> [AIM OF THE TASK]
Show each line that has the string "this" in it.

> [EXERCISE MATERIALS]
******************************

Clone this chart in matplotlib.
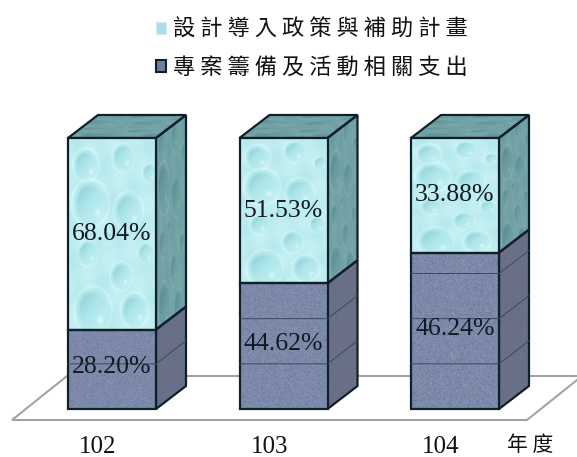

******************************

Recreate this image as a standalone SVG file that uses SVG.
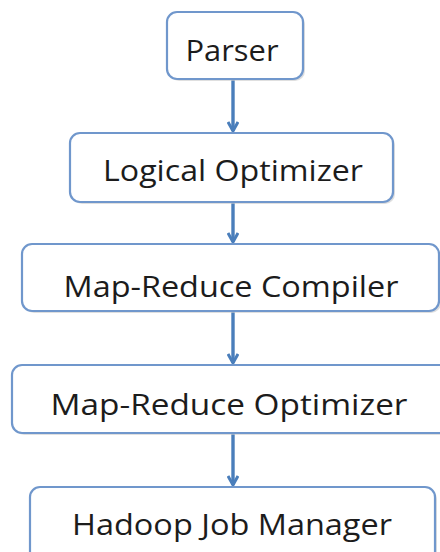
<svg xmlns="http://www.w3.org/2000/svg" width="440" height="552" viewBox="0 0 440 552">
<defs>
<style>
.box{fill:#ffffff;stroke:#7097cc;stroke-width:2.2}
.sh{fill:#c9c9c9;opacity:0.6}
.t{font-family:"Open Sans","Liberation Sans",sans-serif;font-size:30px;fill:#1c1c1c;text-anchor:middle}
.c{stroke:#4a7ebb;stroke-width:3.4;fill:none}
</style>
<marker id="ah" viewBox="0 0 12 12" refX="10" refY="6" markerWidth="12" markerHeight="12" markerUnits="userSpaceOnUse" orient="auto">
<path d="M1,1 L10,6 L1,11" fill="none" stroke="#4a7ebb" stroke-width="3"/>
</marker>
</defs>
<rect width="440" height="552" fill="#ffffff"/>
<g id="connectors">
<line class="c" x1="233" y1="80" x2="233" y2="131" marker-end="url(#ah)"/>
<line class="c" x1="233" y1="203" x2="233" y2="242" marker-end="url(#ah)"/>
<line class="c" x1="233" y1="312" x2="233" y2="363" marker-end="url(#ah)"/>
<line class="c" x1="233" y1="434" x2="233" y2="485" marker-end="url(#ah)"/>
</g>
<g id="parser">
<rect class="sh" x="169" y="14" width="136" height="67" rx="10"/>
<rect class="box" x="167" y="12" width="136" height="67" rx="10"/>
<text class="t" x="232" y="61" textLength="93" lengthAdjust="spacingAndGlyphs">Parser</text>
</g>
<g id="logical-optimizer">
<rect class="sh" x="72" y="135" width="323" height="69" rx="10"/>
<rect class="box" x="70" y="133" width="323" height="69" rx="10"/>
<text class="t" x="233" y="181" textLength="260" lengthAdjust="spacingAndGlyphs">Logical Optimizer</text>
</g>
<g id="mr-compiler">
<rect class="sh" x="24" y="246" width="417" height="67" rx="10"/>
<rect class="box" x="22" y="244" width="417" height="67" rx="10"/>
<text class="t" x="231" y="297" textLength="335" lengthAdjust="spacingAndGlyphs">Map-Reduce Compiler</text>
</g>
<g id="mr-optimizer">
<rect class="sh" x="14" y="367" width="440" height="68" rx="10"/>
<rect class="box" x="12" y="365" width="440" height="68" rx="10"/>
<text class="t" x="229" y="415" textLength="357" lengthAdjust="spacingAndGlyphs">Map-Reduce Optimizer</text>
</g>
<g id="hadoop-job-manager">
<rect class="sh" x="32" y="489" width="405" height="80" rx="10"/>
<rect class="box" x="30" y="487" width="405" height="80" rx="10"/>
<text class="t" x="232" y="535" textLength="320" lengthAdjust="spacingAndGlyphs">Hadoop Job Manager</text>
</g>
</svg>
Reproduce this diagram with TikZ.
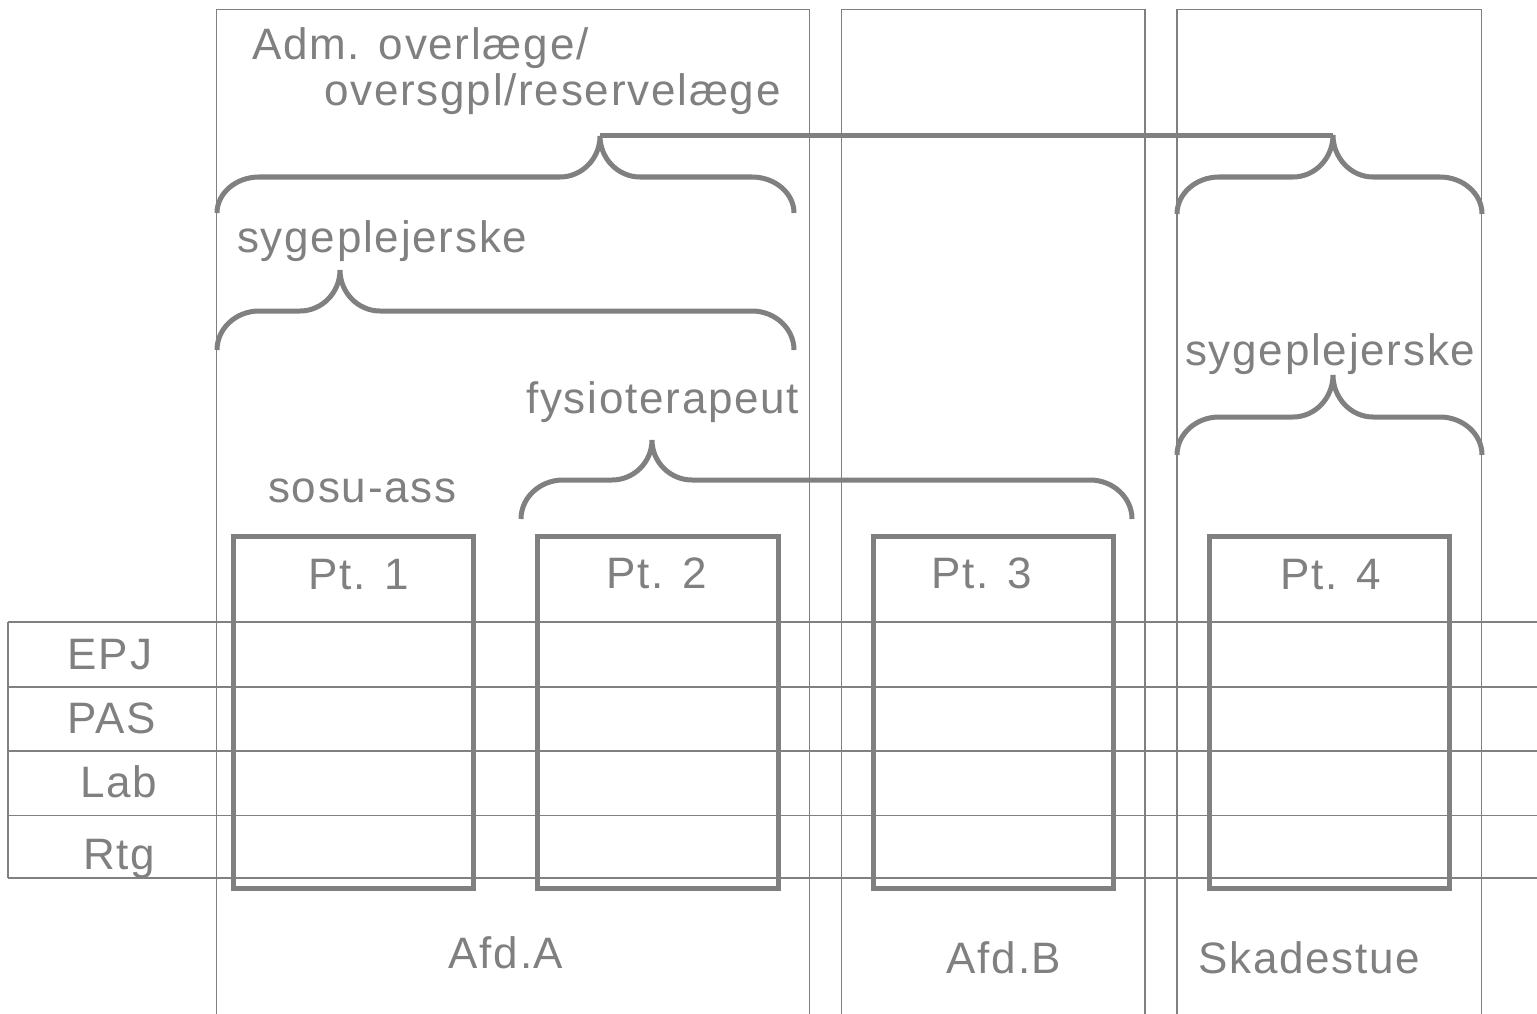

******************************

> [FULL ANSWER]
Clone this chart in matplotlib.
Recreate this image as a standalone SVG file that uses SVG.
Reproduce this diagram with TikZ.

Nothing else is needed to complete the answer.